Every line below should be copied exactly; drop the pictures.

begin

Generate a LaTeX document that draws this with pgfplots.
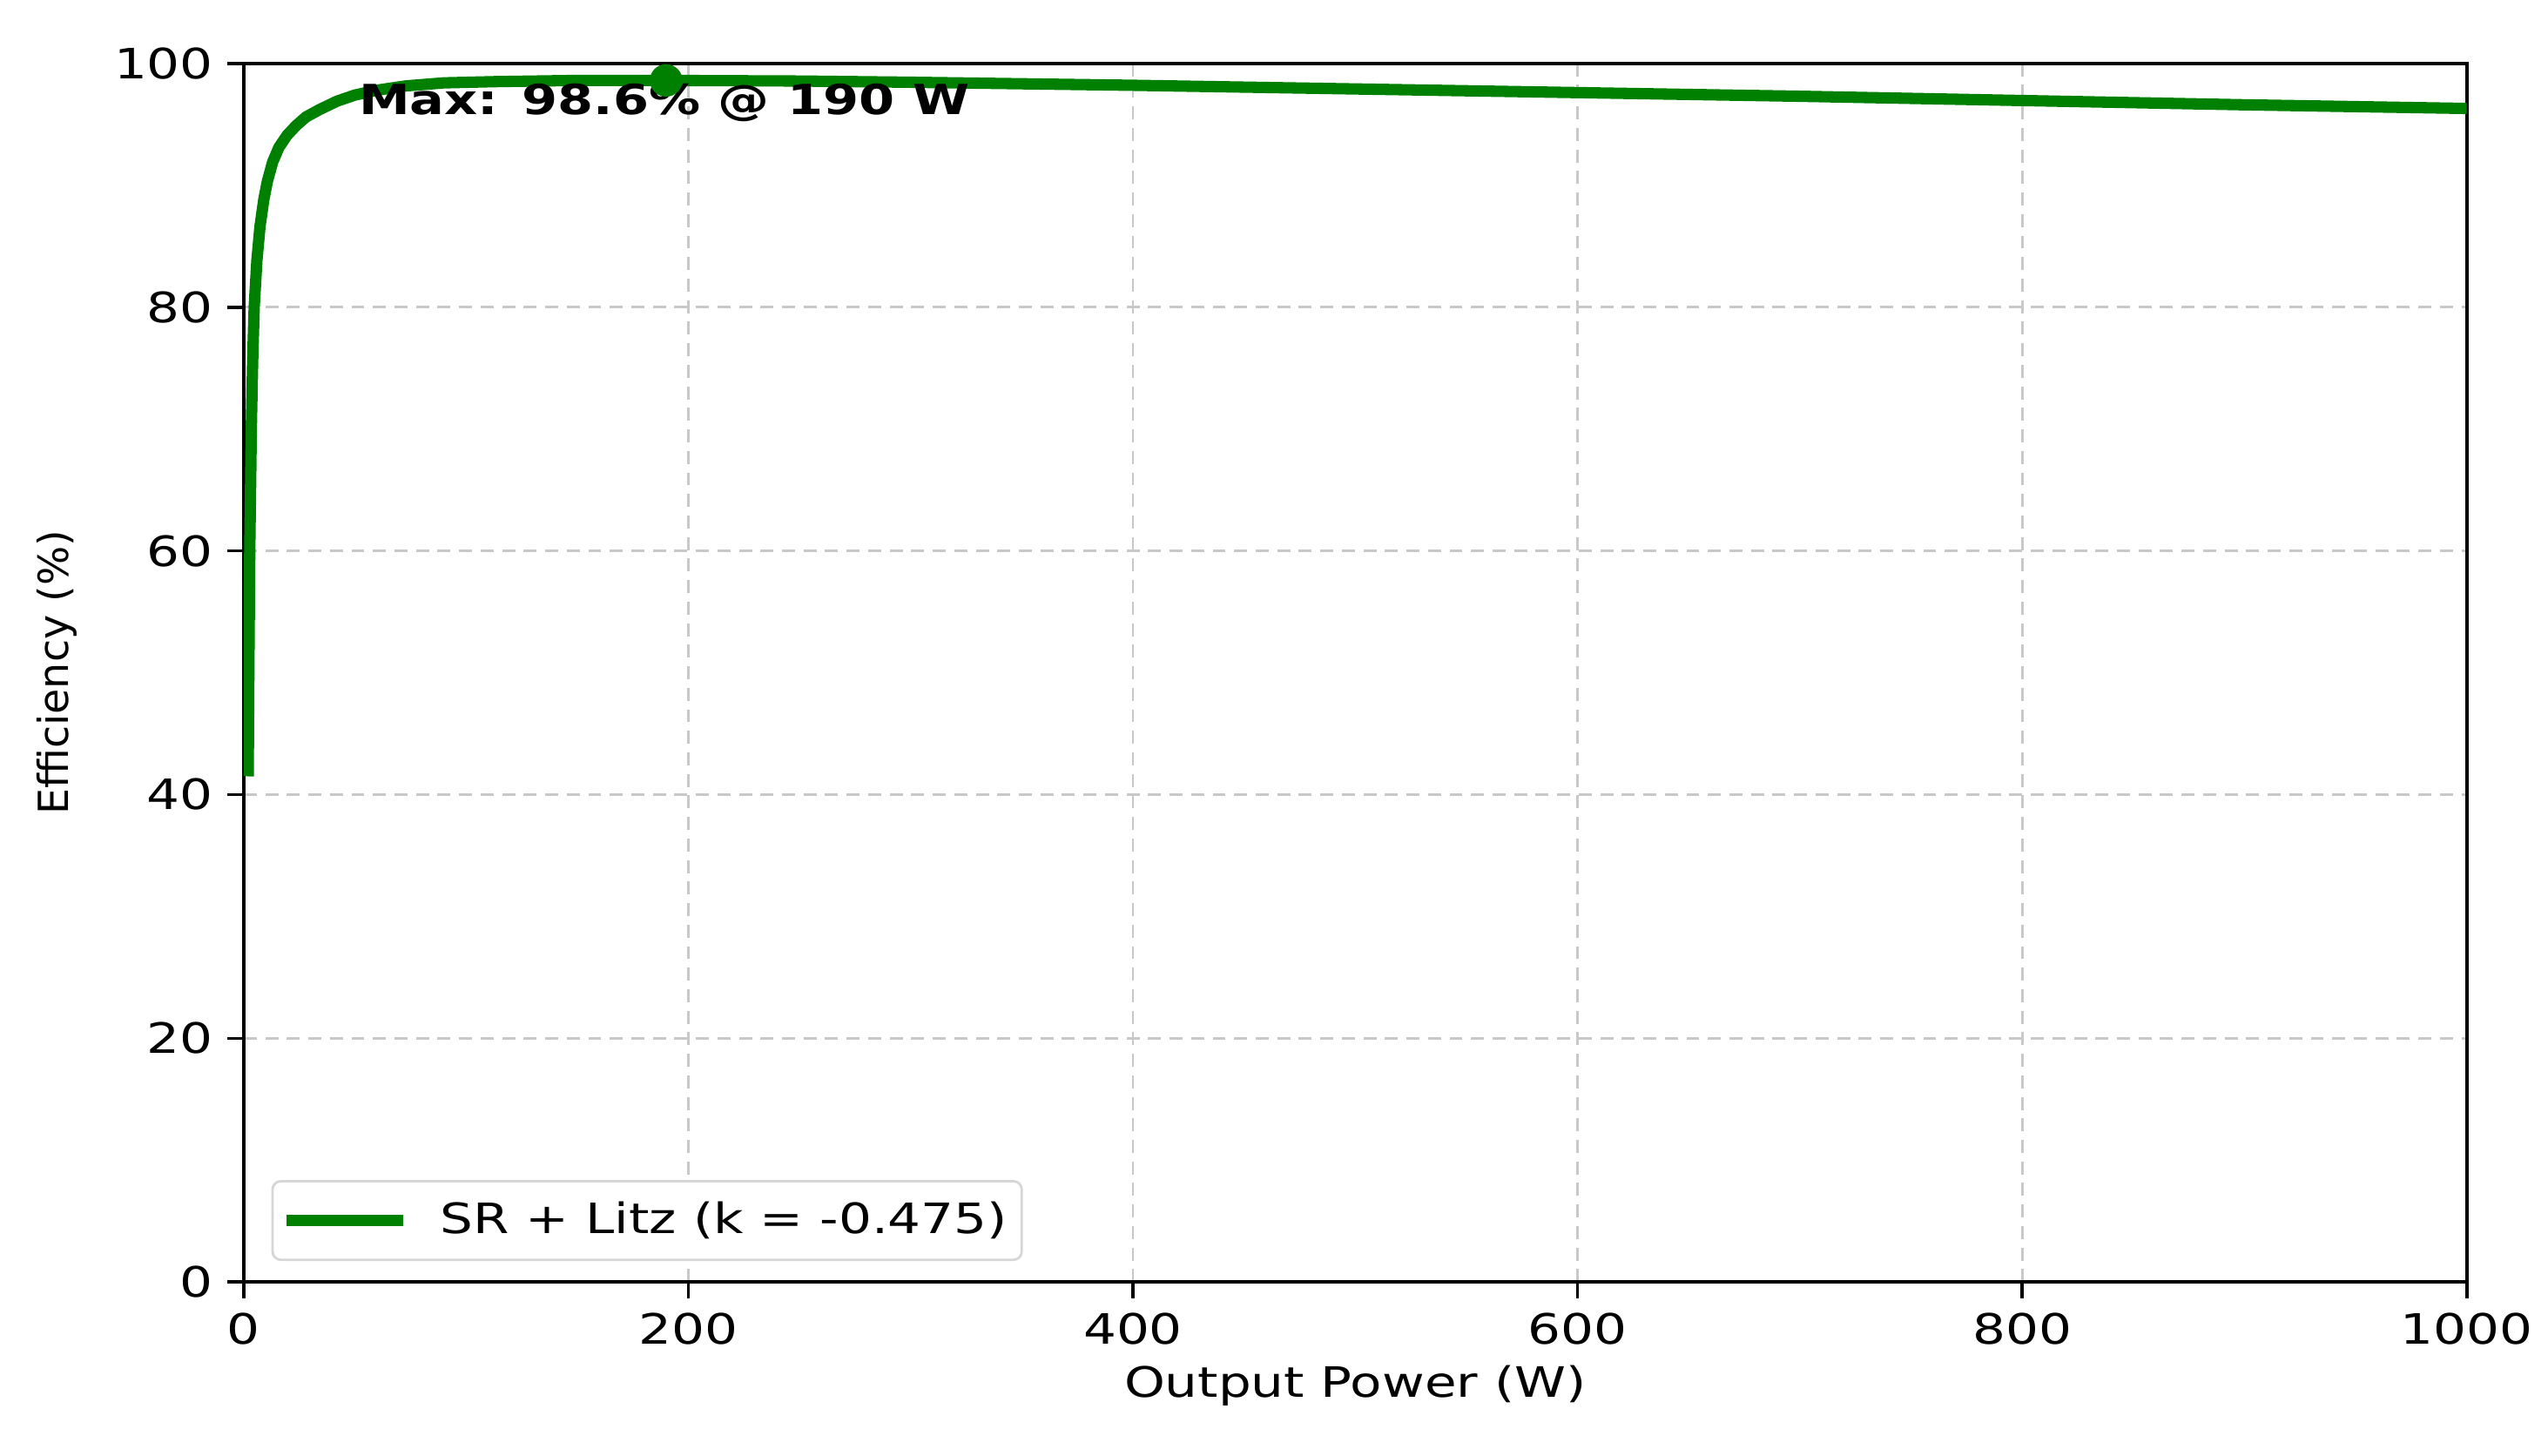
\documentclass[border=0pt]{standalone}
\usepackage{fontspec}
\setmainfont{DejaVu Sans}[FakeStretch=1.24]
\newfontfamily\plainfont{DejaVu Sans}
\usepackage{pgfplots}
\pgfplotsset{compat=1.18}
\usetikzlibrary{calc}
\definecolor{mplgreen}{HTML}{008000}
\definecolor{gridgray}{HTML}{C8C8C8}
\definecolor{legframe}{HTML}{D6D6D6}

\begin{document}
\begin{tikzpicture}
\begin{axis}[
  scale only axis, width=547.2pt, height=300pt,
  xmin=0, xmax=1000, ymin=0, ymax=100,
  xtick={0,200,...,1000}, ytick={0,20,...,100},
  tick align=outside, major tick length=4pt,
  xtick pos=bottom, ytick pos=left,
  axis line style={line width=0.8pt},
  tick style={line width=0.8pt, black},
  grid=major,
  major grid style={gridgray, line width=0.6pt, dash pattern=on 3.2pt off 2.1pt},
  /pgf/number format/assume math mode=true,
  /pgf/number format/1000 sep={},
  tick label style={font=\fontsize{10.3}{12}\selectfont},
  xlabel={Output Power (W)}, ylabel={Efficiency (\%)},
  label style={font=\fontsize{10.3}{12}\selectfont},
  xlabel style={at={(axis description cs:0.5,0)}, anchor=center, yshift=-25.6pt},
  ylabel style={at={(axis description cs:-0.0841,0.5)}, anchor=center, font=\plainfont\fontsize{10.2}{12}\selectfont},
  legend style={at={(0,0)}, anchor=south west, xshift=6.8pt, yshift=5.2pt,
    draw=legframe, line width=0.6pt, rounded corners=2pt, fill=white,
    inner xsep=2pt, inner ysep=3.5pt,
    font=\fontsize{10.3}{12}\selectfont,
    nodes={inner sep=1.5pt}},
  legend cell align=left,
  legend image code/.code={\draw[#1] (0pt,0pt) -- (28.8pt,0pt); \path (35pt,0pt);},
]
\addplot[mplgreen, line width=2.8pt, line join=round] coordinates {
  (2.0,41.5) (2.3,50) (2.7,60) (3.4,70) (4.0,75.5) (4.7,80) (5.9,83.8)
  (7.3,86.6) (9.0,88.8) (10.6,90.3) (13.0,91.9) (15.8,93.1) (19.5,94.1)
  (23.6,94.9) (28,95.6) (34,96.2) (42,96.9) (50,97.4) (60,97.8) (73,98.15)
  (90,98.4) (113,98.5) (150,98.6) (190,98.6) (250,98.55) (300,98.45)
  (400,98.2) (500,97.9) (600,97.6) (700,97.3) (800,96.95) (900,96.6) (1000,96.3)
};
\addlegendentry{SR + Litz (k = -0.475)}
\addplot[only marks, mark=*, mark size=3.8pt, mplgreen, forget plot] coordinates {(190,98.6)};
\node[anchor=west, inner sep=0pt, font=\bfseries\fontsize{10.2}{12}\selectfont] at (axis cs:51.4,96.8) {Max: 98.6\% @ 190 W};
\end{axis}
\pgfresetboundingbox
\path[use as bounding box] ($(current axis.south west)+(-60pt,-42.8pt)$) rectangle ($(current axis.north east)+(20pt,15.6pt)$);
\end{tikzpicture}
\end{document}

end

#### [SOLUTION TO THE PROBLEM]
Generate a LaTeX document that draws this with pgfplots.
\documentclass[border=0pt]{standalone}
\usepackage{fontspec}
\setmainfont{DejaVu Sans}[FakeStretch=1.24]
\newfontfamily\plainfont{DejaVu Sans}
\usepackage{pgfplots}
\pgfplotsset{compat=1.18}
\usetikzlibrary{calc}
\definecolor{mplgreen}{HTML}{008000}
\definecolor{gridgray}{HTML}{C8C8C8}
\definecolor{legframe}{HTML}{D6D6D6}

\begin{document}
\begin{tikzpicture}
\begin{axis}[
  scale only axis, width=547.2pt, height=300pt,
  xmin=0, xmax=1000, ymin=0, ymax=100,
  xtick={0,200,...,1000}, ytick={0,20,...,100},
  tick align=outside, major tick length=4pt,
  xtick pos=bottom, ytick pos=left,
  axis line style={line width=0.8pt},
  tick style={line width=0.8pt, black},
  grid=major,
  major grid style={gridgray, line width=0.6pt, dash pattern=on 3.2pt off 2.1pt},
  /pgf/number format/assume math mode=true,
  /pgf/number format/1000 sep={},
  tick label style={font=\fontsize{10.3}{12}\selectfont},
  xlabel={Output Power (W)}, ylabel={Efficiency (\%)},
  label style={font=\fontsize{10.3}{12}\selectfont},
  xlabel style={at={(axis description cs:0.5,0)}, anchor=center, yshift=-25.6pt},
  ylabel style={at={(axis description cs:-0.0841,0.5)}, anchor=center, font=\plainfont\fontsize{10.2}{12}\selectfont},
  legend style={at={(0,0)}, anchor=south west, xshift=6.8pt, yshift=5.2pt,
    draw=legframe, line width=0.6pt, rounded corners=2pt, fill=white,
    inner xsep=2pt, inner ysep=3.5pt,
    font=\fontsize{10.3}{12}\selectfont,
    nodes={inner sep=1.5pt}},
  legend cell align=left,
  legend image code/.code={\draw[#1] (0pt,0pt) -- (28.8pt,0pt); \path (35pt,0pt);},
]
\addplot[mplgreen, line width=2.8pt, line join=round] coordinates {
  (2.0,41.5) (2.3,50) (2.7,60) (3.4,70) (4.0,75.5) (4.7,80) (5.9,83.8)
  (7.3,86.6) (9.0,88.8) (10.6,90.3) (13.0,91.9) (15.8,93.1) (19.5,94.1)
  (23.6,94.9) (28,95.6) (34,96.2) (42,96.9) (50,97.4) (60,97.8) (73,98.15)
  (90,98.4) (113,98.5) (150,98.6) (190,98.6) (250,98.55) (300,98.45)
  (400,98.2) (500,97.9) (600,97.6) (700,97.3) (800,96.95) (900,96.6) (1000,96.3)
};
\addlegendentry{SR + Litz (k = -0.475)}
\addplot[only marks, mark=*, mark size=3.8pt, mplgreen, forget plot] coordinates {(190,98.6)};
\node[anchor=west, inner sep=0pt, font=\bfseries\fontsize{10.2}{12}\selectfont] at (axis cs:51.4,96.8) {Max: 98.6\% @ 190 W};
\end{axis}
\pgfresetboundingbox
\path[use as bounding box] ($(current axis.south west)+(-60pt,-42.8pt)$) rectangle ($(current axis.north east)+(20pt,15.6pt)$);
\end{tikzpicture}
\end{document}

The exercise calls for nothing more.